• _WHAT THE TASK REQUIRES_: Nothing but the lines from the top of the data to the line holding "from matplotlib.patches import Rectangle" should be printed, word for word and both ends included; leave the pictures out.

================================

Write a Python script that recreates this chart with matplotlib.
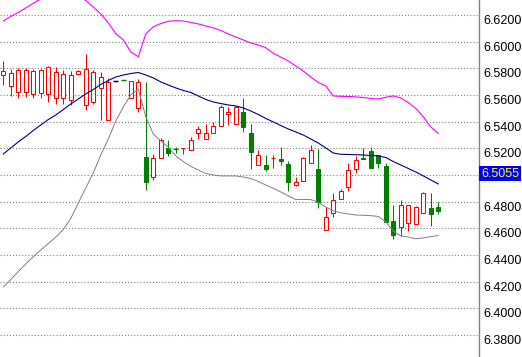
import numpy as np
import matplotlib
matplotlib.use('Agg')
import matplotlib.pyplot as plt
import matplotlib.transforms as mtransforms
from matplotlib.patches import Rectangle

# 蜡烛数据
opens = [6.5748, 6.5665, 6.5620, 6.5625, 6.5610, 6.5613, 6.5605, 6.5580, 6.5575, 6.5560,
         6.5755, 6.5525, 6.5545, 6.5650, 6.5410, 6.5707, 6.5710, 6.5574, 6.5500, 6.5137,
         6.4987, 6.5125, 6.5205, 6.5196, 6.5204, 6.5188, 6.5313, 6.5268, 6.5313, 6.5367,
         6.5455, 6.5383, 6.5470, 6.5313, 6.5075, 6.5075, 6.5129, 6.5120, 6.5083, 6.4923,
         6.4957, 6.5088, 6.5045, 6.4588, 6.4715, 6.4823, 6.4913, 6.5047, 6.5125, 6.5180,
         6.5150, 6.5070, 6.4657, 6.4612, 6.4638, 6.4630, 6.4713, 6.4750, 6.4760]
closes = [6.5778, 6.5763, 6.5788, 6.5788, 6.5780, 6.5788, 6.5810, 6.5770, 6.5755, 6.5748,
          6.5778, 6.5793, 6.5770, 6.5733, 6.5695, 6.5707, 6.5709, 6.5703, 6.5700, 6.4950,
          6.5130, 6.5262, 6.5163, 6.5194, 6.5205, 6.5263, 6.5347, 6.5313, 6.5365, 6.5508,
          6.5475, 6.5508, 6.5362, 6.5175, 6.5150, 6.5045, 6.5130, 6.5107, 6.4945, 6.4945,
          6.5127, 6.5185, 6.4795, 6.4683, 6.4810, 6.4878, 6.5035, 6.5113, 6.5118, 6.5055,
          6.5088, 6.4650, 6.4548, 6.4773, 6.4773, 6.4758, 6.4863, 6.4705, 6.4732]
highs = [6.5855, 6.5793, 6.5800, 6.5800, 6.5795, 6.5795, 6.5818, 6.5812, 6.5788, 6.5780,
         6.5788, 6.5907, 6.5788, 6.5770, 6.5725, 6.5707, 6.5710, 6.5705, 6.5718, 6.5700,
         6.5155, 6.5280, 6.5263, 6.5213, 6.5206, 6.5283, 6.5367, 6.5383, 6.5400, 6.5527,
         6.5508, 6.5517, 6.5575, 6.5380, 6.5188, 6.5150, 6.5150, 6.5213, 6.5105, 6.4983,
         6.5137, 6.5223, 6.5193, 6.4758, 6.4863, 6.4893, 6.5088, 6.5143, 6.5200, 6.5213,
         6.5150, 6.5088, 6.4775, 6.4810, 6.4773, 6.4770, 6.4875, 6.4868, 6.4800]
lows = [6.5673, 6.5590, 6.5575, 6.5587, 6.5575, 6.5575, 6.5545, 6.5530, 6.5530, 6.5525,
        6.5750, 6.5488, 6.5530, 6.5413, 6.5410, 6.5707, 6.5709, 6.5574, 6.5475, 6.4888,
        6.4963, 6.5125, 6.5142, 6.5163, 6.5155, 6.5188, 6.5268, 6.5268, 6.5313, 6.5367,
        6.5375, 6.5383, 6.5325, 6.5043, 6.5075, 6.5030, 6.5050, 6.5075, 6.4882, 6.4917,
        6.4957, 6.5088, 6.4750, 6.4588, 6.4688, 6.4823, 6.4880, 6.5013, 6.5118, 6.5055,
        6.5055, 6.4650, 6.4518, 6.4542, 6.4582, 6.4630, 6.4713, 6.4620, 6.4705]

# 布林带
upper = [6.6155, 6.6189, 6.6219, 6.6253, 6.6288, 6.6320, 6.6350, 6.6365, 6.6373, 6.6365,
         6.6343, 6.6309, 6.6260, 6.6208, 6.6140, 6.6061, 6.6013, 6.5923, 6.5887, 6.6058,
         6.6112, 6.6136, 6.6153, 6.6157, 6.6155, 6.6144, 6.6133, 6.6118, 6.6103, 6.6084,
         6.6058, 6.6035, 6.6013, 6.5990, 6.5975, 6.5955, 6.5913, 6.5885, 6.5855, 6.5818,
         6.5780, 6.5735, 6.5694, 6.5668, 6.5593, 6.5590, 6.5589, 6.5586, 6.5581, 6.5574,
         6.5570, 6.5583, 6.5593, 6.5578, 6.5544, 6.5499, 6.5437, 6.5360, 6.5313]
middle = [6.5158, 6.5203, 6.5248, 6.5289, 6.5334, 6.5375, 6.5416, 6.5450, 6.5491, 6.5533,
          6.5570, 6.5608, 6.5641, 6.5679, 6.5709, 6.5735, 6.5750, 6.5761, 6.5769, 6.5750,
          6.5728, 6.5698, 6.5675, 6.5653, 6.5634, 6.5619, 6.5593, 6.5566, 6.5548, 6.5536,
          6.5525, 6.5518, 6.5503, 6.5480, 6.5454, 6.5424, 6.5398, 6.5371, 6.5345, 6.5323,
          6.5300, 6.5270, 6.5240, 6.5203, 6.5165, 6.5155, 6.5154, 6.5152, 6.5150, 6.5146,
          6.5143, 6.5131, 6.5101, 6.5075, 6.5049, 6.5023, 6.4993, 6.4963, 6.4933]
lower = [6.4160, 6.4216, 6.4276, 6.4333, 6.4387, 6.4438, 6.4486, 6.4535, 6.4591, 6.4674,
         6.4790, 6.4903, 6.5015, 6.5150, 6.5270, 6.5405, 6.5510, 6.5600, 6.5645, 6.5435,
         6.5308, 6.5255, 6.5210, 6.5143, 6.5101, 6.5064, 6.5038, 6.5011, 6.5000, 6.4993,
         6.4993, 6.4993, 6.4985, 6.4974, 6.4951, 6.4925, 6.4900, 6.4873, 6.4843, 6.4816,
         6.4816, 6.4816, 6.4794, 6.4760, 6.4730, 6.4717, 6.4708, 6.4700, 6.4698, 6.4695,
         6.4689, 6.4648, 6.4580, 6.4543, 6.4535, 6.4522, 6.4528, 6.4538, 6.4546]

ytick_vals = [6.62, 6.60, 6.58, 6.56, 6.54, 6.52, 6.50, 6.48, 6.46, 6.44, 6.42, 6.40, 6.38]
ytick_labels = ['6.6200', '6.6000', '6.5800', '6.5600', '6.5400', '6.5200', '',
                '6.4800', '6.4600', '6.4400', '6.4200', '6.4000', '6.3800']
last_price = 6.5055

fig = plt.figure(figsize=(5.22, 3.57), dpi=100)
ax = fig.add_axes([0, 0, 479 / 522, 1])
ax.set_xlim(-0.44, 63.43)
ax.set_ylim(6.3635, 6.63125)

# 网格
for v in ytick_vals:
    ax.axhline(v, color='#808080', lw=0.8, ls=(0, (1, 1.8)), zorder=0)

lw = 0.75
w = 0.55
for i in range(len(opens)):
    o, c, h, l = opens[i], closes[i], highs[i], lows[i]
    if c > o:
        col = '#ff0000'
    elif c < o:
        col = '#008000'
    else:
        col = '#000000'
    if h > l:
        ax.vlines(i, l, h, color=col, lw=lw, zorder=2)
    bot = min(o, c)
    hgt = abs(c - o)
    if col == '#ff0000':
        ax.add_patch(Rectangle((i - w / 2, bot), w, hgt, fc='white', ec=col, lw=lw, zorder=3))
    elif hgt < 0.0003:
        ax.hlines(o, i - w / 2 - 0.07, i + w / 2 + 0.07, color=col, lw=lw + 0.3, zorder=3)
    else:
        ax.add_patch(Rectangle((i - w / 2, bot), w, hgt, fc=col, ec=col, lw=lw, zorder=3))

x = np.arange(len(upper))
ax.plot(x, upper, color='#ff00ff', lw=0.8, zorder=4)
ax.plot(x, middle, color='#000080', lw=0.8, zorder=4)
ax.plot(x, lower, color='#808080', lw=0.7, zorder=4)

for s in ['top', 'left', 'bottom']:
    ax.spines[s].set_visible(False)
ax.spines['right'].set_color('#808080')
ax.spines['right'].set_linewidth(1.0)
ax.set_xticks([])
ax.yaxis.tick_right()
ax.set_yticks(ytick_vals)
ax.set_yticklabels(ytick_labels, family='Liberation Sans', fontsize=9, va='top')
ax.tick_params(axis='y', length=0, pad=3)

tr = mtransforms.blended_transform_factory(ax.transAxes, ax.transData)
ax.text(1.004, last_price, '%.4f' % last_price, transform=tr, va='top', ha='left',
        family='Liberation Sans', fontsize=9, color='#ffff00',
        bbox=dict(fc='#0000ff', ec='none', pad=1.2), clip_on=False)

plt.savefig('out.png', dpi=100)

================================

• _WRITTEN ANSWER_:
Write a Python script that recreates this chart with matplotlib.
import numpy as np
import matplotlib
matplotlib.use('Agg')
import matplotlib.pyplot as plt
import matplotlib.transforms as mtransforms
from matplotlib.patches import Rectangle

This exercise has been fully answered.